Studies of the role of the copper promoter in the iron oxide/chromia high temperature water gas shift catalyst
Literature Information
Colin Rhodes, Graham J. Hutchings
A study of the role of the copper promoter in the iron oxide/chromia high temperature water gas shift reaction is reported and discussed. The rate of reaction using both CuO/Fe3O4/Cr2O3 and Fe3O4/Cr2O3 catalysts is zero order in H2O and first order in CO over a wide range of reactant compositions and reaction pressures. The activation energy for the Fe3O4/Cr2O3 catalyst is found to be 118 ± 9 kJ mol−1 which is in agreement with previous literature data.

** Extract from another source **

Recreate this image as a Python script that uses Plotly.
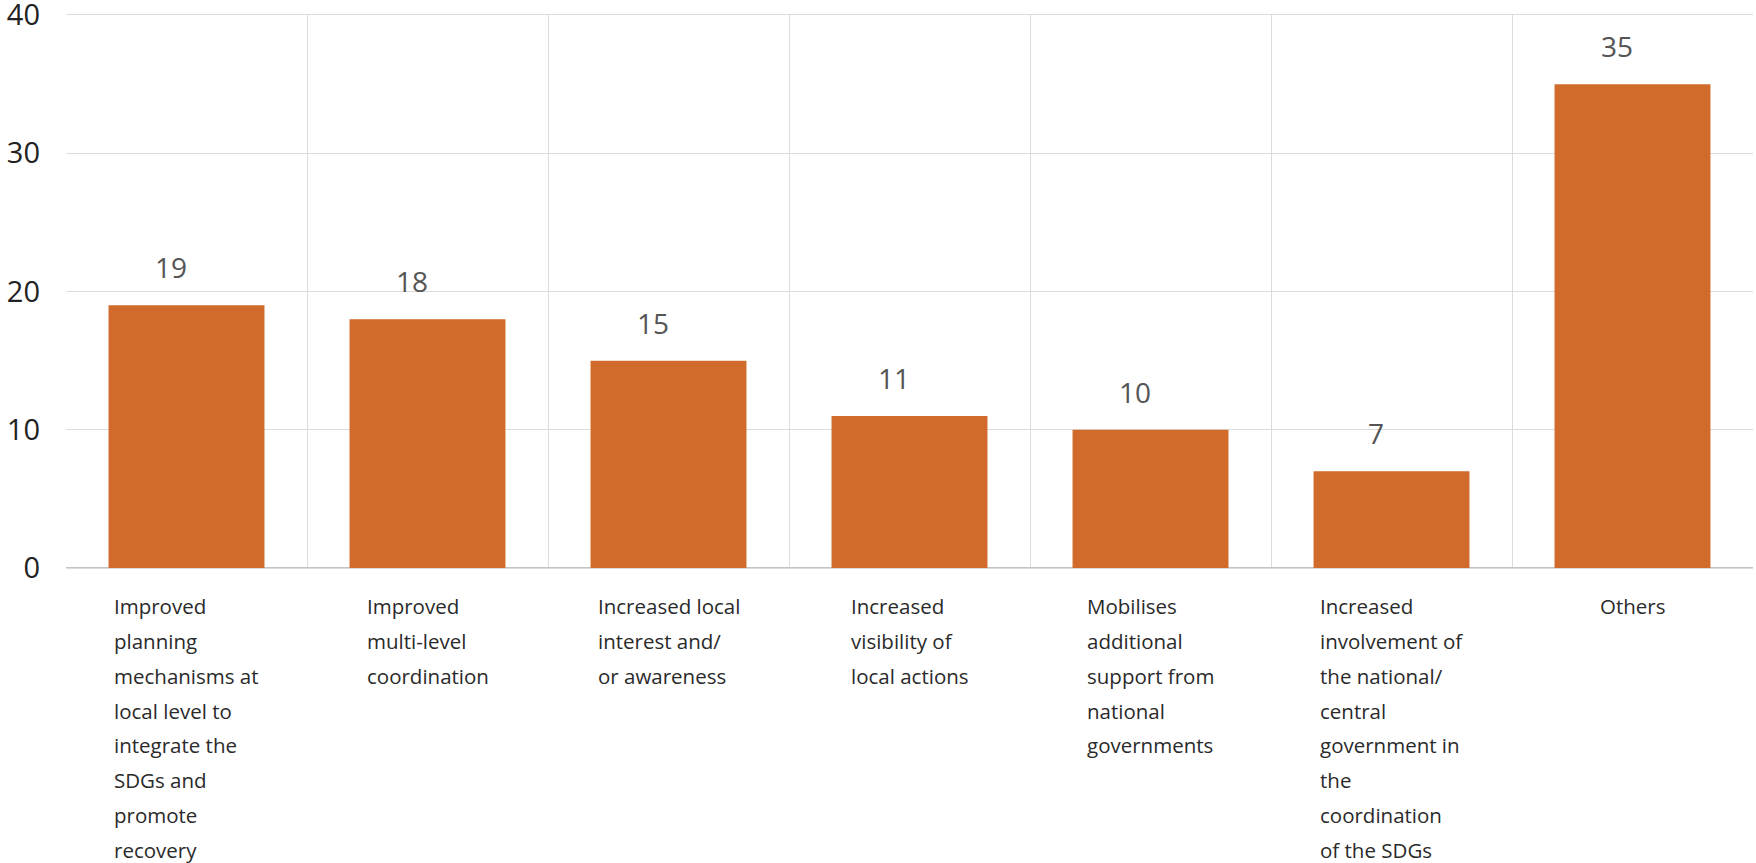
import plotly.graph_objects as go

# ---- data ----
categories = [
    "Improved planning mechanisms at local level to integrate the SDGs and promote recovery",
    "Improved multi-level coordination",
    "Increased local interest and/ or awareness",
    "Increased visibility of local actions",
    "Mobilises additional support from national governments",
    "Increased involvement of the national/ central government in the coordination of the SDGs",
    "Others",
]
label_lines = [
    ["Improved", "planning", "mechanisms at", "local level to", "integrate the", "SDGs and", "promote", "recovery"],
    ["Improved", "multi-level", "coordination"],
    ["Increased local", "interest and/", "or awareness"],
    ["Increased", "visibility of", "local actions"],
    ["Mobilises", "additional", "support from", "national", "governments"],
    ["Increased", "involvement of", "the national/", "central", "government in", "the", "coordination", "of the SDGs"],
    ["Others"],
]
values = [19, 18, 15, 11, 10, 7, 35]
y_ticks = [0, 10, 20, 30, 40]

# ---- style ----
BAR_COLOR = "#D06B2B"
GRID = "#dcdcdc"
FONT = "Open Sans"

fig = go.Figure(
    go.Bar(
        x=categories,
        y=values,
        marker=dict(color=BAR_COLOR, line=dict(width=0)),
        hoverinfo="y",
    )
)

annotations = []
for cat, v in zip(categories, values):
    annotations.append(dict(
        x=cat, y=v, xref="x", yref="y", text=str(v), showarrow=False,
        yanchor="middle", xanchor="center", yshift=38, xshift=-16,
        font=dict(family=FONT, size=28, color="#555555"),
    ))
for cat, lines in zip(categories, label_lines):
    txt = "<br>".join(f"<span style='font-size:20.5px'>{l}</span>" for l in lines)
    annotations.append(dict(
        x=cat, y=0, xref="x", yref="y", text=txt, showarrow=False,
        yanchor="top", xanchor="center", align="left", yshift=-22,
        font=dict(family=FONT, size=26.8, color="#2a2a2a"),
    ))

fig.update_layout(
    width=1756, height=863,
    margin=dict(l=66, r=3, t=15, b=295, autoexpand=False),
    paper_bgcolor="white", plot_bgcolor="white",
    bargap=0.353,
    showlegend=False,
    annotations=annotations,
    xaxis=dict(
        type="category",
        automargin=False,
        showticklabels=False,
        tickson="boundaries",
        ticks="",
        showgrid=True, gridcolor=GRID, gridwidth=1.3,
        showline=True, linecolor=GRID, linewidth=1.3, mirror=True,
    ),
    yaxis=dict(
        automargin=False,
        range=[0, 40],
        tickvals=y_ticks,
        ticktext=[str(t) for t in y_ticks],
        ticks="",
        ticklabelstandoff=25,
        ticklabeloverflow="allow",
        tickfont=dict(family=FONT, size=29, color="#222222"),
        showgrid=True, gridcolor=GRID, gridwidth=1.3,
        zeroline=True, zerolinecolor="#c4c4c4", zerolinewidth=2,
        showline=False,
    ),
)

fig.write_html(
    "out.html",
    config={"displayModeBar": False},
    post_script="document.body.style.margin='0';document.body.style.overflow='hidden';",
)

The addition of CuO to the Fe3O4/Cr2O3 catalyst significantly decreases the activation energy to ca. 75–80 kJ mol−1. TPR studies using H2/He and H2/CO indicate that the addition of CuO partially stabilises the catalyst with respect to reduction with CO, indicating that one role of CuO as a promoter is to permit the use of higher partial pressures of CO in the reactant gases. Model experiments with CH3OH/CO mixtures show that the addition of CuO to the Fe3O4/Cr2O3 catalyst promotes the formation of methyl formate significantly. Based on these findings, the possible role of CuO in the promoted catalyst is discussed.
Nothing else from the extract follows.